Significa anche sentirsi chiedere “nelle tasche di chi vanno questi soldi”, ma poter rispondere “anche nelle mie, ad essere sincera!”.

Essere operatore SPRAR significa partecipare ad una riunione di un condominio dove i rifugiati non sono affatto i benvenuti (“perché non è il contesto giusto, perché abbiamo paura per i nostri figli, perché che stiano a casa loro”). Significa organizzare un’uscita alla moschea più vicina in occasione dell’inizio del periodo di Ramadan, e sentirsi dire dall’imam che coprire il capo non deve essere una forzatura, ma poi ascoltare la “ramanzina” del ragazzo senegalese, secondo il quale ogni regola deve essere rispettata. Significa rispondere con un velo di imbarazzo ad un altro utente che sì, a 27 anni, ho ancora “tutti” i genitori. E spiegare poi ai miei nonni quasi ottantenni cosa faccio e trovare in loro la comprensione e “com-passione” che non vedo in alcuni coetanei.

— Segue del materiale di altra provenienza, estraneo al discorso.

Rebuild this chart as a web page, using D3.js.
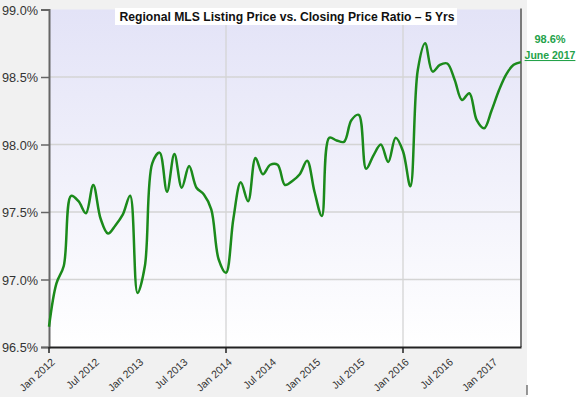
<!DOCTYPE html>
<html>
<head>
<meta charset="utf-8">
<script src="https://cdn.jsdelivr.net/npm/d3@7"></script>
<style>
  body { margin: 0; background: #fff; }
  svg { display: block; }
  text { font-family: Arial, "Liberation Sans", sans-serif; }
</style>
</head>
<body>
<svg id="chart" width="584" height="397"></svg>
<script>
// monthly ratio, Jan 2012 .. last month
const ratio = [
  96.65, 96.97, 97.10, 97.62, 97.58, 97.49, 97.70, 97.45, 97.34, 97.40,
  97.48, 97.62, 96.90, 97.10, 97.86, 97.94, 97.65, 97.93, 97.68, 97.84,
  97.68, 97.63, 97.52, 97.15, 97.05, 97.45, 97.72, 97.58, 97.90, 97.78,
  97.85, 97.85, 97.70, 97.73, 97.78, 97.88, 97.65, 97.47, 98.05, 98.03,
  98.02, 98.18, 98.22, 97.82, 97.92, 98.00, 97.87, 98.05, 97.95, 97.69,
  98.55, 98.75, 98.54, 98.59, 98.60, 98.48, 98.33, 98.38, 98.18, 98.12,
  98.25, 98.40, 98.52, 98.59, 98.61,
];
const xTickIdx = [0, 6, 12, 18, 24, 30, 36, 42, 48, 54, 60];
const xTickLabels = ["Jan 2012", "Jul 2012", "Jan 2013", "Jul 2013", "Jan 2014", "Jul 2014",
  "Jan 2015", "Jul 2015", "Jan 2016", "Jul 2016", "Jan 2017"];
const xGridIdx = [24, 48];
const yTicks = [96.5, 97.0, 97.5, 98.0, 98.5, 99.0];
const title = "Regional MLS Listing Price vs. Closing Price Ratio \u2013 5 Yrs";
const lastValueLabel = "98.6%";
const lastMonthLabel = "June 2017";

const plot = { left: 49, right: 521, top: 9.5, bottom: 347 };

const svg = d3.select("#chart");

const x = d3.scaleLinear().domain([0, ratio.length - 1]).range([plot.left, plot.right]);
const y = d3.scaleLinear().domain([96.5, 99.0]).range([plot.bottom, plot.top]);

// backgrounds
svg.append("rect").attr("width", 527).attr("height", 397).attr("fill", "#f1f1f1");

const grad = svg.append("defs").append("linearGradient")
  .attr("id", "bg").attr("x1", 0).attr("y1", 0).attr("x2", 0).attr("y2", 1);
grad.append("stop").attr("offset", "0%").attr("stop-color", "#e3e3f7");
grad.append("stop").attr("offset", "100%").attr("stop-color", "#ffffff");

svg.append("rect")
  .attr("x", plot.left).attr("y", plot.top)
  .attr("width", plot.right - plot.left).attr("height", plot.bottom - plot.top)
  .attr("fill", "url(#bg)");

// grid
svg.append("g").selectAll("line").data(yTicks.slice(1, -1)).join("line")
  .attr("x1", plot.left).attr("x2", plot.right)
  .attr("y1", (d) => y(d)).attr("y2", (d) => y(d))
  .attr("stroke", "#d4d4d4").attr("stroke-width", 1.3);

svg.append("g").selectAll("line").data(xGridIdx).join("line")
  .attr("x1", (d) => x(d)).attr("x2", (d) => x(d))
  .attr("y1", plot.top).attr("y2", plot.bottom)
  .attr("stroke", "#d4d4d4").attr("stroke-width", 1.3);

// y axis
const yAxis = svg.append("g")
  .attr("transform", `translate(${plot.left},0)`)
  .call(d3.axisLeft(y).tickValues(yTicks).tickFormat((d) => d3.format(".1f")(d) + "%").tickSize(8).tickPadding(3));
yAxis.select(".domain").attr("stroke", "#666").attr("stroke-width", 2);
yAxis.selectAll(".tick line").attr("stroke", "#666").attr("stroke-width", 1.5);
yAxis.selectAll(".tick text")
  .attr("font-size", 13).attr("fill", "#333").attr("dy", "0.36em")
  .attr("textLength", 36).attr("lengthAdjust", "spacingAndGlyphs");

// right border
svg.append("line")
  .attr("x1", plot.right).attr("x2", plot.right)
  .attr("y1", plot.top - 1).attr("y2", plot.bottom)
  .attr("stroke", "#7a7a7a").attr("stroke-width", 2);

// x axis
const xAxis = svg.append("g")
  .attr("transform", `translate(0,${plot.bottom})`)
  .call(d3.axisBottom(x).tickValues(xTickIdx).tickFormat((d, i) => xTickLabels[i]).tickSize(0).tickSizeOuter(0));
xAxis.select(".domain").attr("stroke", "#222").attr("stroke-width", 2);
xAxis.selectAll(".tick text")
  .attr("font-size", 10.5).attr("fill", "#333")
  .attr("text-anchor", "end").attr("y", 0).attr("dy", 0)
  .attr("transform", "translate(6,16) rotate(-42)");

svg.append("g").selectAll("line").data([0].concat(xGridIdx)).join("line")
  .attr("x1", (d) => x(d)).attr("x2", (d) => x(d))
  .attr("y1", plot.bottom).attr("y2", plot.bottom + 6)
  .attr("stroke", "#222").attr("stroke-width", 1.5);

// stray mark under the right border
svg.append("line")
  .attr("x1", 527).attr("x2", 527).attr("y1", 385).attr("y2", 395)
  .attr("stroke", "#555").attr("stroke-width", 1.2);

// line
const line = d3.line()
  .x((d, i) => x(i))
  .y((d) => y(d))
  .curve(d3.curveCatmullRom.alpha(0.5));

svg.append("path")
  .datum(ratio)
  .attr("d", line)
  .attr("fill", "none")
  .attr("stroke", "#1b8a1b")
  .attr("stroke-width", 2.5);

// title
svg.append("rect")
  .attr("x", 115).attr("y", 8).attr("width", 342).attr("height", 17)
  .attr("fill", "#fff");
svg.append("text")
  .attr("x", 287).attr("y", 21)
  .attr("text-anchor", "middle")
  .attr("font-size", 12.5).attr("font-weight", "bold").attr("fill", "#111")
  .attr("textLength", 335).attr("lengthAdjust", "spacingAndGlyphs")
  .text(title);

// last value annotation
svg.append("text")
  .attr("x", 550).attr("y", 43)
  .attr("text-anchor", "middle")
  .attr("font-size", 11).attr("font-weight", "bold").attr("fill", "#24a24a")
  .text(lastValueLabel);
svg.append("text")
  .attr("x", 550).attr("y", 59)
  .attr("text-anchor", "middle")
  .attr("font-size", 10.5).attr("font-weight", "bold").attr("fill", "#24a24a")
  .attr("text-decoration", "underline")
  .text(lastMonthLabel);
</script>
</body>
</html>
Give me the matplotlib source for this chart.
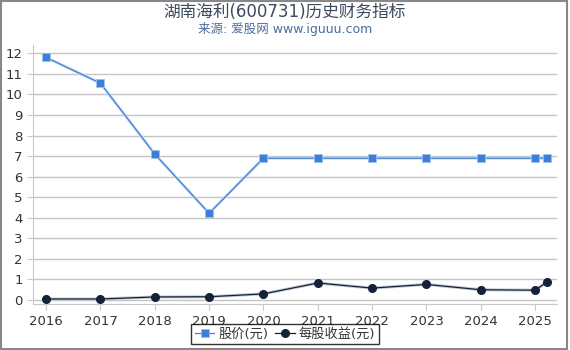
import matplotlib
matplotlib.use("Agg")
import matplotlib.pyplot as plt
from matplotlib.patches import Rectangle

plt.rcParams['font.family'] = ['DejaVu Sans', 'Noto Sans CJK SC']

# data
years = [2016, 2017, 2018, 2019, 2020, 2021, 2022, 2023, 2024, 2025, 2025.22]
price = [11.8, 10.55, 7.1, 4.22, 6.9, 6.9, 6.9, 6.9, 6.9, 6.9, 6.9]
eps = [0.05, 0.05, 0.15, 0.16, 0.3, 0.83, 0.58, 0.76, 0.5, 0.48, 0.88]
xticks = list(range(2016, 2026))
yticks = list(range(0, 13))

fig = plt.figure(figsize=(5.7, 3.5), dpi=100)
ax = fig.add_axes([0.058, 0.131, 0.919, 0.74])

ax.plot(years, price, color='#cfdff3', lw=2.2, zorder=2)
ax.plot(years, price, color='#3a80d8', lw=0.9, marker='s', ms=5.5,
        mfc='#3a80d8', mec='#9fc0ea', mew=0.6, label='股价(元)', zorder=3)
ax.plot(years, eps, color='#c5cbd3', lw=2.2, zorder=2)
ax.plot(years, eps, color='#13223a', lw=0.9, marker='o', ms=5.5,
        mfc='#13223a', mec='#13223a', label='每股收益(元)', zorder=3)

ax.set_xlim(2015.76, 2025.4)
ax.set_ylim(-0.2, 12.4)
ax.set_xticks(xticks)
ax.set_xticklabels([str(y) for y in xticks])
ax.set_yticks(yticks)
ax.grid(axis='y', color='#c4c4c4', lw=1)
ax.set_axisbelow(True)
for s in ['top', 'right']:
    ax.spines[s].set_visible(False)
for s in ['left', 'bottom']:
    ax.spines[s].set_color('#c8c8c8')
ax.tick_params(axis='both', colors='#c8c8c8', labelcolor='#333333',
               labelsize=9.5, length=4)

fig.text(0.5, 0.966, '湖南海利(600731)历史财务指标', ha='center', va='center',
         fontsize=12, color='#3b4a5c')
fig.text(0.5, 0.918, '来源: 爱股网 www.iguuu.com', ha='center', va='center',
         fontsize=9, color='#4c6c9c')

leg = fig.legend(loc='lower center', bbox_to_anchor=(0.5, -0.003), ncol=2,
                 frameon=True, fancybox=False, edgecolor='black',
                 fontsize=9.5, handlelength=1.5, handletextpad=0.3,
                 columnspacing=0.5, borderpad=0.3)
leg.get_frame().set_linewidth(1)
for t in leg.get_texts():
    t.set_color('#333333')

fig.patches.append(Rectangle((0.001, 0.004), 0.993, 0.994, transform=fig.transFigure,
                             fill=False, edgecolor='#888888', lw=1.5))

fig.savefig('out.png', dpi=100)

Lavorare in uno SPRAR significa ogni giorno affrontare una serie di sfide diverse tra loro, significa crescere umanamente, sentirsi frustrati, ma subito dopo grati e gratificati.
Significa infine lottare, quotidianamente, affinché ogni singolo essere umano costretto a fuggire dalla propria terra possa un giorno farlo con la stessa sicurezza e la stessa ambizione con cui la mia migliore amica può decidere oggi di partire domani per l’Australia.
Significa tenere bene in mente e ripetere ad alta voce infinite volte che nessun uomo è illegale.
Significa costruire, giorno dopo giorno, silenziosamente, una società più umana e più giusta.